In [58]:
import csv
spark = SparkSession.builder.getOrCreate()
spark.conf.set('spark.sql.repl.eagerEval.enabled', True)

# load the data
movies_file = sc.textFile("dataset/movies.csv")
genres_file = sc.textFile("dataset/genres.csv")
actors_file = sc.textFile("dataset/actors.csv")
tagNames_file = sc.textFile("dataset/tag_names.csv")
tags_file = sc.textFile("dataset/tags.csv")

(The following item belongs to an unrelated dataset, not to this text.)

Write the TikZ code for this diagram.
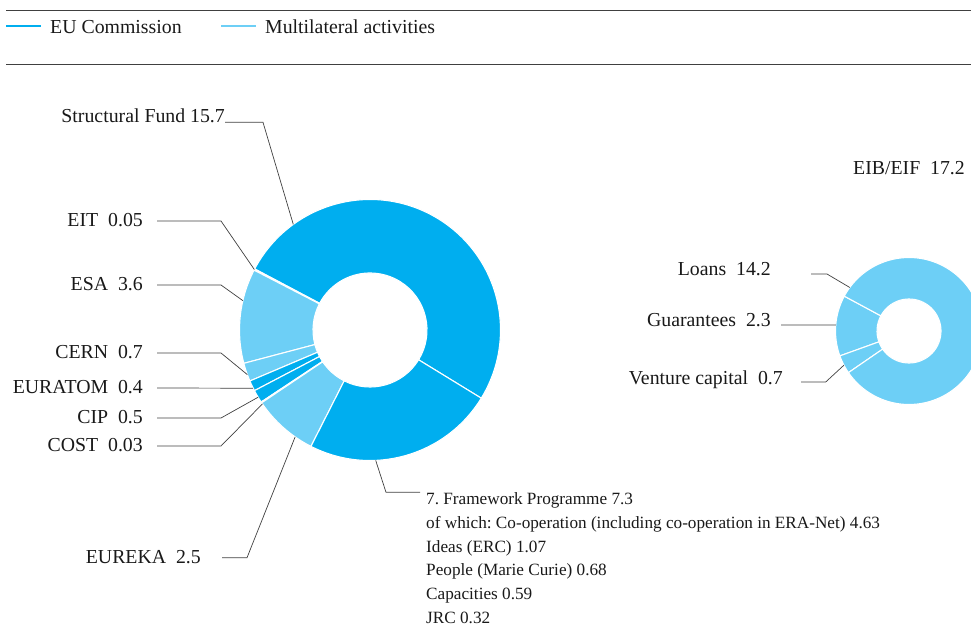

# we separate the fields for each table in csv format
data_movies = movies_file.map(lambda row: next(csv.reader(row.splitlines(), skipinitialspace=True)))
data_genres = genres_file.map(lambda row: next(csv.reader(row.splitlines(), skipinitialspace=True)))
data_actors = actors_file.map(lambda row: next(csv.reader(row.splitlines(), skipinitialspace=True)))
data_tagNames = tagNames_file.map(lambda row: next(csv.reader(row.splitlines(), skipinitialspace=True)))
data_tags = tags_file.map(lambda row: next(csv.reader(row.splitlines(), skipinitialspace=True)))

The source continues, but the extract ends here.